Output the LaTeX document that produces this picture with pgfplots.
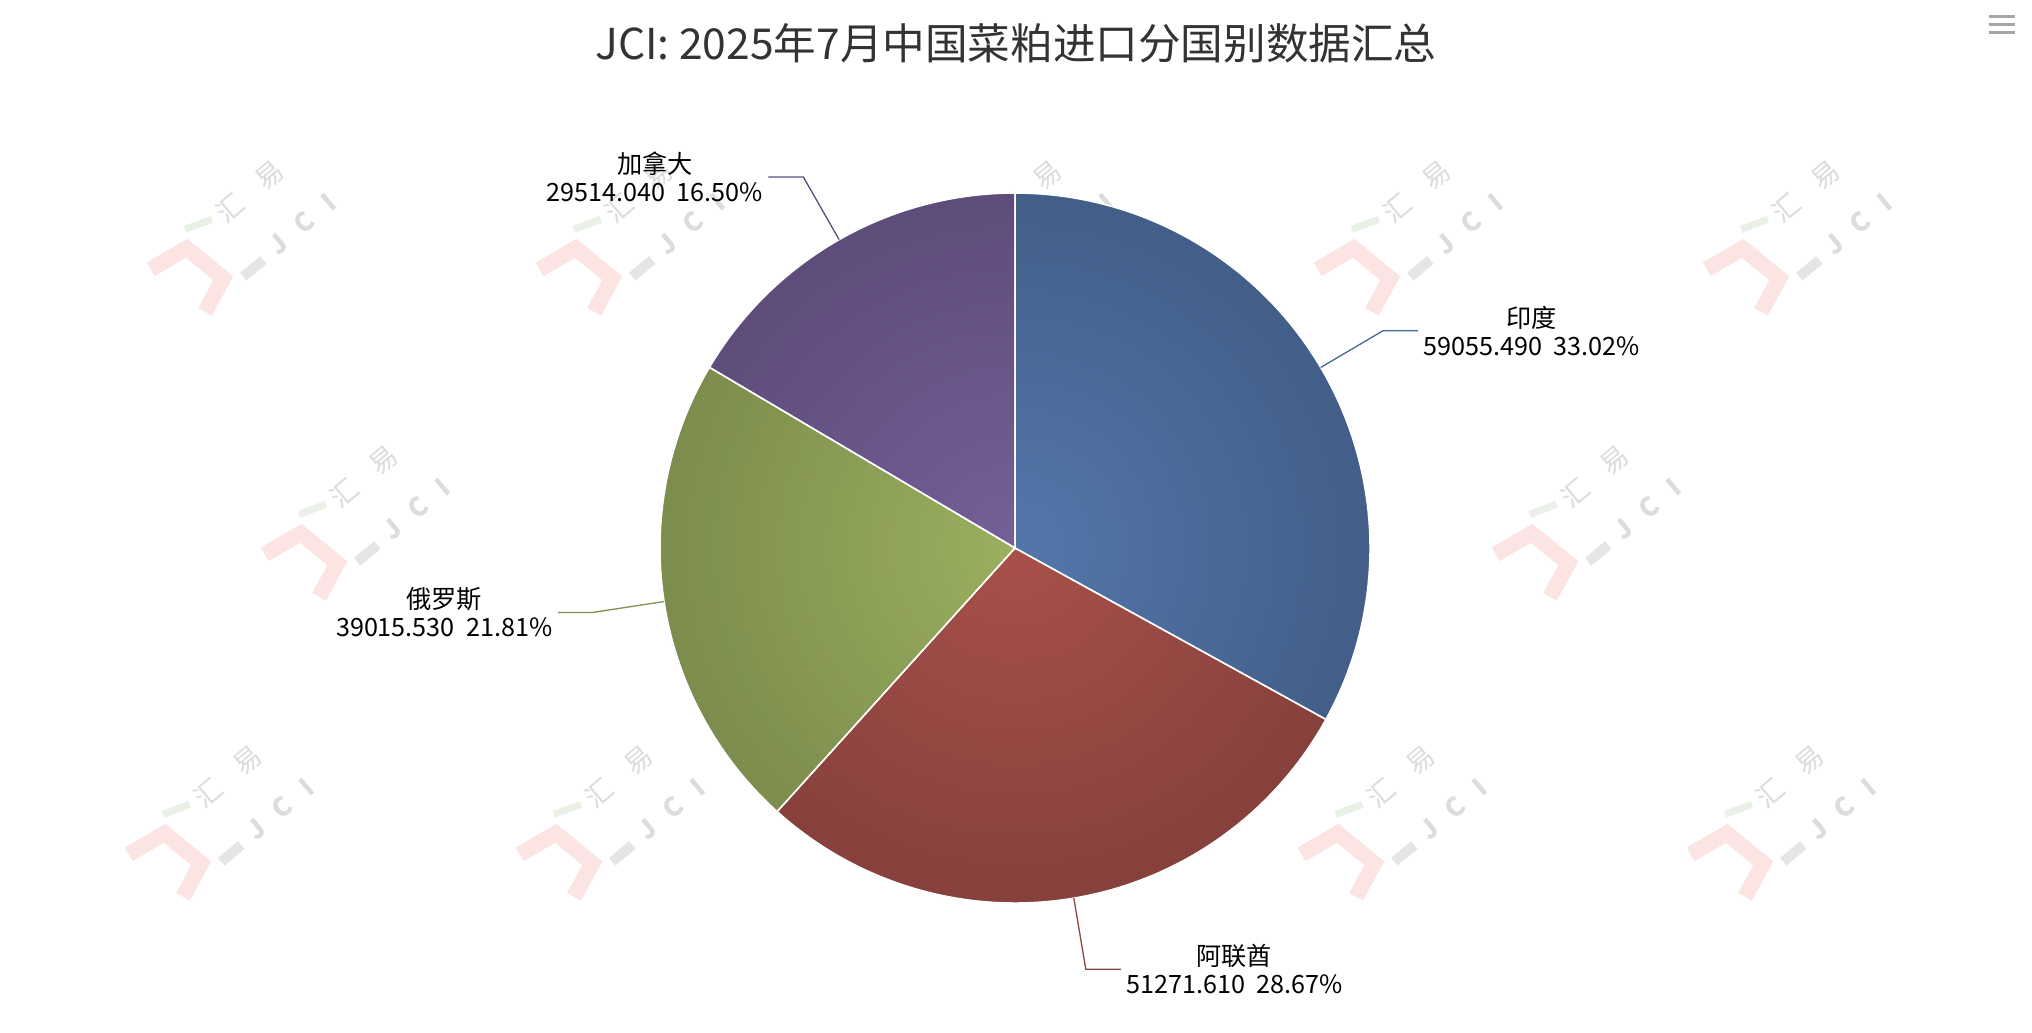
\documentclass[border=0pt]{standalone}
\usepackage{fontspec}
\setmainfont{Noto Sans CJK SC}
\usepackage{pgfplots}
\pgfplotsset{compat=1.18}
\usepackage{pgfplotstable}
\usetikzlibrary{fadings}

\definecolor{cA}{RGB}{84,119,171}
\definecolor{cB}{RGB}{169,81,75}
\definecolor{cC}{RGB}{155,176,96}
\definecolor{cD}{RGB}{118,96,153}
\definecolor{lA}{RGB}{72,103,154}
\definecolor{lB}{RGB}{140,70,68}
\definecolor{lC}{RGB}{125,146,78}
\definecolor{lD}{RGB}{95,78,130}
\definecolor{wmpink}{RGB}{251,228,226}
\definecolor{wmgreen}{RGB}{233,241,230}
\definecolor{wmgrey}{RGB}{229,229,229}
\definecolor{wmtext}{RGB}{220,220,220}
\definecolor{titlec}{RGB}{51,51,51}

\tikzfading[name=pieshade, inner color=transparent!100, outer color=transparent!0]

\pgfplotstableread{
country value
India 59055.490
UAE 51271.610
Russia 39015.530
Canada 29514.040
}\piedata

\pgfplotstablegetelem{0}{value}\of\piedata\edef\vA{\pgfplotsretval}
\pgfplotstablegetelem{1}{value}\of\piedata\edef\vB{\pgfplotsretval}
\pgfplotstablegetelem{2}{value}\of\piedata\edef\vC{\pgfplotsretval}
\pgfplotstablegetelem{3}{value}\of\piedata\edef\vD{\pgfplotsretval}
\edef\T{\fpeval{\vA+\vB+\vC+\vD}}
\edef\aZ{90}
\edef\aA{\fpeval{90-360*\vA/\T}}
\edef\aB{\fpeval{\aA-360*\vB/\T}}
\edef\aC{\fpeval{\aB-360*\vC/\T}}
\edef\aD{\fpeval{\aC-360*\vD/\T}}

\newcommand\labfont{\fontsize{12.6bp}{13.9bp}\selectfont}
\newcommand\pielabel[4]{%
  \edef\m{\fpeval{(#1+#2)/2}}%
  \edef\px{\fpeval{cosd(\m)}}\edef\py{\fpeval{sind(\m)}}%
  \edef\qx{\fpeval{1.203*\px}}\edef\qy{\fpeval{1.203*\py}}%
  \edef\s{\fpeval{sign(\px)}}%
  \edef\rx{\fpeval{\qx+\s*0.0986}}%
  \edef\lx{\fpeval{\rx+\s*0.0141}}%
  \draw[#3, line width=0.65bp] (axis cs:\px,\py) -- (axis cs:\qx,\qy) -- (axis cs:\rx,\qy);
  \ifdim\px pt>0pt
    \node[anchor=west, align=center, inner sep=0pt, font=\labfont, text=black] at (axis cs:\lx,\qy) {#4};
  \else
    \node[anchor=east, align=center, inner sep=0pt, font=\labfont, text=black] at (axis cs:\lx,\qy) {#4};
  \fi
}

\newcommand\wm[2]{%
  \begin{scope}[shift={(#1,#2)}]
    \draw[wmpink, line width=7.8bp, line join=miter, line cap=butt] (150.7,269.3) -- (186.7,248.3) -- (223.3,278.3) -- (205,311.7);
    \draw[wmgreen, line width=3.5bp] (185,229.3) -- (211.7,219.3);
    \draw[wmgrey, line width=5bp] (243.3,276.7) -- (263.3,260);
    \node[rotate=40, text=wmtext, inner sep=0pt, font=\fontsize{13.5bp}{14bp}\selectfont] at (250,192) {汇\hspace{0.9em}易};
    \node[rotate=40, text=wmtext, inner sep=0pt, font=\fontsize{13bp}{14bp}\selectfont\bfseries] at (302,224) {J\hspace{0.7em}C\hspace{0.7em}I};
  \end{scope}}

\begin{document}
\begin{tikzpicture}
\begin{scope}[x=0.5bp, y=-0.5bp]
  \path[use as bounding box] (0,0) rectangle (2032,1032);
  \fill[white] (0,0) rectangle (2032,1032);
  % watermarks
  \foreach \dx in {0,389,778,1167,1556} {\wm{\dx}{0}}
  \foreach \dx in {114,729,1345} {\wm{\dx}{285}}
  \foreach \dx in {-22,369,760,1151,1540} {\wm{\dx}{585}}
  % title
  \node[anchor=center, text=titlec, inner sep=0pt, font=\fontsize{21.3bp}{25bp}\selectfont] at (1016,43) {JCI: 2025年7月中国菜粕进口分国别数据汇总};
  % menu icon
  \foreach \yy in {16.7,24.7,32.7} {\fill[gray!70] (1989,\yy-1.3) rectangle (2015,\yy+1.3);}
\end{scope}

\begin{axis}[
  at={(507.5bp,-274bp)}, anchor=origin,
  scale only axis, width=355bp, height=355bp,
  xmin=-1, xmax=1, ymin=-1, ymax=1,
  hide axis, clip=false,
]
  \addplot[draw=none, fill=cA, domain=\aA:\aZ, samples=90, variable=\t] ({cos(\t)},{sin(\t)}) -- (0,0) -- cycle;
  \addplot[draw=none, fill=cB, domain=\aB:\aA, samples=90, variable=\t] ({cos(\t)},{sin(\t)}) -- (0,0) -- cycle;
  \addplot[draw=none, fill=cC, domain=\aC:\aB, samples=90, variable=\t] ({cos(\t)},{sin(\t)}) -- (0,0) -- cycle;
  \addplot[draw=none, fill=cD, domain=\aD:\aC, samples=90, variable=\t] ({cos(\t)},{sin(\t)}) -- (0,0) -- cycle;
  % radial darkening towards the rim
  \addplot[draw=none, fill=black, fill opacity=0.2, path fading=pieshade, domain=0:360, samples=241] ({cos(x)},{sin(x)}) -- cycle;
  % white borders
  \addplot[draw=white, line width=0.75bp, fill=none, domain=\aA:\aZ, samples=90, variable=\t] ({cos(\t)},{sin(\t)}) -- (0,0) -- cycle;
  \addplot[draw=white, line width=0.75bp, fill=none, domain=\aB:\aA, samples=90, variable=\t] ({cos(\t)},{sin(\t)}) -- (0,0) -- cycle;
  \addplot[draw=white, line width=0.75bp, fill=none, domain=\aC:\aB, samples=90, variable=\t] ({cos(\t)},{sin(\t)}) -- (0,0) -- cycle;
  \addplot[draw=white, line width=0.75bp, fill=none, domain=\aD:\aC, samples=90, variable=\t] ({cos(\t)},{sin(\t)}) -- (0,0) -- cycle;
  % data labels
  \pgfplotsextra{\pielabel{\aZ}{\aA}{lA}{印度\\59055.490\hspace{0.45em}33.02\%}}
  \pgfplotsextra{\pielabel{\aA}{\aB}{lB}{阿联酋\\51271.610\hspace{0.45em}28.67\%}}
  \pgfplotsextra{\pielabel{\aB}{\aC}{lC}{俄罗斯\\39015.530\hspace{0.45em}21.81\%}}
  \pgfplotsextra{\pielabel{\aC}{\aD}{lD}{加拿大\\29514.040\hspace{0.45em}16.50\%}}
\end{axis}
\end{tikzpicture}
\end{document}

Short task:
Repeat the full listing above exactly, with no pictures in the copy.

Exercise solution:
Output the LaTeX document that produces this picture with pgfplots.
\documentclass[border=0pt]{standalone}
\usepackage{fontspec}
\setmainfont{Noto Sans CJK SC}
\usepackage{pgfplots}
\pgfplotsset{compat=1.18}
\usepackage{pgfplotstable}
\usetikzlibrary{fadings}

\definecolor{cA}{RGB}{84,119,171}
\definecolor{cB}{RGB}{169,81,75}
\definecolor{cC}{RGB}{155,176,96}
\definecolor{cD}{RGB}{118,96,153}
\definecolor{lA}{RGB}{72,103,154}
\definecolor{lB}{RGB}{140,70,68}
\definecolor{lC}{RGB}{125,146,78}
\definecolor{lD}{RGB}{95,78,130}
\definecolor{wmpink}{RGB}{251,228,226}
\definecolor{wmgreen}{RGB}{233,241,230}
\definecolor{wmgrey}{RGB}{229,229,229}
\definecolor{wmtext}{RGB}{220,220,220}
\definecolor{titlec}{RGB}{51,51,51}

\tikzfading[name=pieshade, inner color=transparent!100, outer color=transparent!0]

\pgfplotstableread{
country value
India 59055.490
UAE 51271.610
Russia 39015.530
Canada 29514.040
}\piedata

\pgfplotstablegetelem{0}{value}\of\piedata\edef\vA{\pgfplotsretval}
\pgfplotstablegetelem{1}{value}\of\piedata\edef\vB{\pgfplotsretval}
\pgfplotstablegetelem{2}{value}\of\piedata\edef\vC{\pgfplotsretval}
\pgfplotstablegetelem{3}{value}\of\piedata\edef\vD{\pgfplotsretval}
\edef\T{\fpeval{\vA+\vB+\vC+\vD}}
\edef\aZ{90}
\edef\aA{\fpeval{90-360*\vA/\T}}
\edef\aB{\fpeval{\aA-360*\vB/\T}}
\edef\aC{\fpeval{\aB-360*\vC/\T}}
\edef\aD{\fpeval{\aC-360*\vD/\T}}

\newcommand\labfont{\fontsize{12.6bp}{13.9bp}\selectfont}
\newcommand\pielabel[4]{%
  \edef\m{\fpeval{(#1+#2)/2}}%
  \edef\px{\fpeval{cosd(\m)}}\edef\py{\fpeval{sind(\m)}}%
  \edef\qx{\fpeval{1.203*\px}}\edef\qy{\fpeval{1.203*\py}}%
  \edef\s{\fpeval{sign(\px)}}%
  \edef\rx{\fpeval{\qx+\s*0.0986}}%
  \edef\lx{\fpeval{\rx+\s*0.0141}}%
  \draw[#3, line width=0.65bp] (axis cs:\px,\py) -- (axis cs:\qx,\qy) -- (axis cs:\rx,\qy);
  \ifdim\px pt>0pt
    \node[anchor=west, align=center, inner sep=0pt, font=\labfont, text=black] at (axis cs:\lx,\qy) {#4};
  \else
    \node[anchor=east, align=center, inner sep=0pt, font=\labfont, text=black] at (axis cs:\lx,\qy) {#4};
  \fi
}

\newcommand\wm[2]{%
  \begin{scope}[shift={(#1,#2)}]
    \draw[wmpink, line width=7.8bp, line join=miter, line cap=butt] (150.7,269.3) -- (186.7,248.3) -- (223.3,278.3) -- (205,311.7);
    \draw[wmgreen, line width=3.5bp] (185,229.3) -- (211.7,219.3);
    \draw[wmgrey, line width=5bp] (243.3,276.7) -- (263.3,260);
    \node[rotate=40, text=wmtext, inner sep=0pt, font=\fontsize{13.5bp}{14bp}\selectfont] at (250,192) {汇\hspace{0.9em}易};
    \node[rotate=40, text=wmtext, inner sep=0pt, font=\fontsize{13bp}{14bp}\selectfont\bfseries] at (302,224) {J\hspace{0.7em}C\hspace{0.7em}I};
  \end{scope}}

\begin{document}
\begin{tikzpicture}
\begin{scope}[x=0.5bp, y=-0.5bp]
  \path[use as bounding box] (0,0) rectangle (2032,1032);
  \fill[white] (0,0) rectangle (2032,1032);
  % watermarks
  \foreach \dx in {0,389,778,1167,1556} {\wm{\dx}{0}}
  \foreach \dx in {114,729,1345} {\wm{\dx}{285}}
  \foreach \dx in {-22,369,760,1151,1540} {\wm{\dx}{585}}
  % title
  \node[anchor=center, text=titlec, inner sep=0pt, font=\fontsize{21.3bp}{25bp}\selectfont] at (1016,43) {JCI: 2025年7月中国菜粕进口分国别数据汇总};
  % menu icon
  \foreach \yy in {16.7,24.7,32.7} {\fill[gray!70] (1989,\yy-1.3) rectangle (2015,\yy+1.3);}
\end{scope}

\begin{axis}[
  at={(507.5bp,-274bp)}, anchor=origin,
  scale only axis, width=355bp, height=355bp,
  xmin=-1, xmax=1, ymin=-1, ymax=1,
  hide axis, clip=false,
]
  \addplot[draw=none, fill=cA, domain=\aA:\aZ, samples=90, variable=\t] ({cos(\t)},{sin(\t)}) -- (0,0) -- cycle;
  \addplot[draw=none, fill=cB, domain=\aB:\aA, samples=90, variable=\t] ({cos(\t)},{sin(\t)}) -- (0,0) -- cycle;
  \addplot[draw=none, fill=cC, domain=\aC:\aB, samples=90, variable=\t] ({cos(\t)},{sin(\t)}) -- (0,0) -- cycle;
  \addplot[draw=none, fill=cD, domain=\aD:\aC, samples=90, variable=\t] ({cos(\t)},{sin(\t)}) -- (0,0) -- cycle;
  % radial darkening towards the rim
  \addplot[draw=none, fill=black, fill opacity=0.2, path fading=pieshade, domain=0:360, samples=241] ({cos(x)},{sin(x)}) -- cycle;
  % white borders
  \addplot[draw=white, line width=0.75bp, fill=none, domain=\aA:\aZ, samples=90, variable=\t] ({cos(\t)},{sin(\t)}) -- (0,0) -- cycle;
  \addplot[draw=white, line width=0.75bp, fill=none, domain=\aB:\aA, samples=90, variable=\t] ({cos(\t)},{sin(\t)}) -- (0,0) -- cycle;
  \addplot[draw=white, line width=0.75bp, fill=none, domain=\aC:\aB, samples=90, variable=\t] ({cos(\t)},{sin(\t)}) -- (0,0) -- cycle;
  \addplot[draw=white, line width=0.75bp, fill=none, domain=\aD:\aC, samples=90, variable=\t] ({cos(\t)},{sin(\t)}) -- (0,0) -- cycle;
  % data labels
  \pgfplotsextra{\pielabel{\aZ}{\aA}{lA}{印度\\59055.490\hspace{0.45em}33.02\%}}
  \pgfplotsextra{\pielabel{\aA}{\aB}{lB}{阿联酋\\51271.610\hspace{0.45em}28.67\%}}
  \pgfplotsextra{\pielabel{\aB}{\aC}{lC}{俄罗斯\\39015.530\hspace{0.45em}21.81\%}}
  \pgfplotsextra{\pielabel{\aC}{\aD}{lD}{加拿大\\29514.040\hspace{0.45em}16.50\%}}
\end{axis}
\end{tikzpicture}
\end{document}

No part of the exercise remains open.